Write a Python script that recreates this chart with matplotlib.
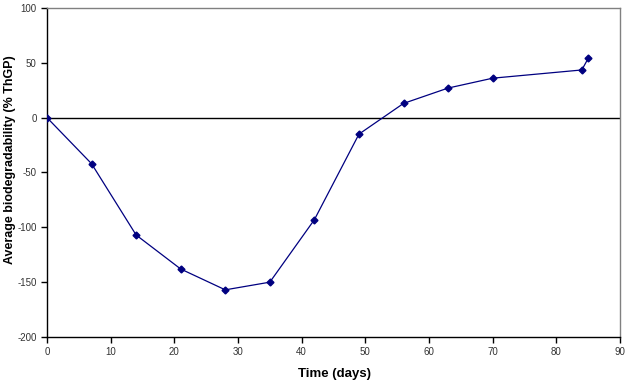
import matplotlib
matplotlib.use('Agg')
import matplotlib.pyplot as plt

plt.rcParams['font.family'] = ['Liberation Sans', 'DejaVu Sans']
plt.rcParams['axes.unicode_minus'] = False

days = [0, 7, 14, 21, 28, 35, 42, 49, 56, 63, 70, 84, 85]
biodeg = [0, -42, -107, -138, -157, -150, -93, -15, 13, 27, 36, 43.5, 54]

fig = plt.figure(figsize=(6.3, 3.83), dpi=100)
ax = fig.add_axes([47 / 630, 1 - 337 / 383, 573 / 630, 329 / 383])

ax.axhline(0, color='black', lw=1.0, zorder=1)
ax.plot(days, biodeg, color='#000080', lw=0.9, marker='D', ms=3.5,
        markerfacecolor='#000080', markeredgecolor='#000080', zorder=3)

ax.set_xlim(0, 90)
ax.set_ylim(-200, 100)
ax.set_xticks(range(0, 91, 10))
ax.set_yticks(range(-200, 101, 50))

ax.spines['left'].set_color('black')
ax.spines['bottom'].set_color('black')
ax.spines['top'].set_color('#808080')
ax.spines['right'].set_color('#808080')
for s in ax.spines.values():
    s.set_linewidth(1.0)

ax.tick_params(axis='both', direction='out', length=4, width=1,
               labelsize=7, labelcolor='#333333', color='black')

ax.set_xlabel('Time (days)', fontsize=9.5, fontweight='bold')
ax.set_ylabel('Average biodegradability (% ThGP)', fontsize=9,
              fontweight='bold')
# label positions in axes coords (pixel-matched to the reference)
ax.xaxis.set_label_coords((334 - 47) / 573, -(374 - 337) / 329)
ax.yaxis.set_label_coords(-(47 - 10) / 573, (337 - 160) / 329)
ax.xaxis.label.set_va('center')
ax.yaxis.label.set_va('center')

fig.savefig('out.png', dpi=100)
⁂
### Written exercise
With all pictures left out, please transcribe exactly the lines from the start of the material through the line with "plt.rcParams['axes.unicode_minus'] = False".

### The result
Write a Python script that recreates this chart with matplotlib.
import matplotlib
matplotlib.use('Agg')
import matplotlib.pyplot as plt

plt.rcParams['font.family'] = ['Liberation Sans', 'DejaVu Sans']
plt.rcParams['axes.unicode_minus'] = False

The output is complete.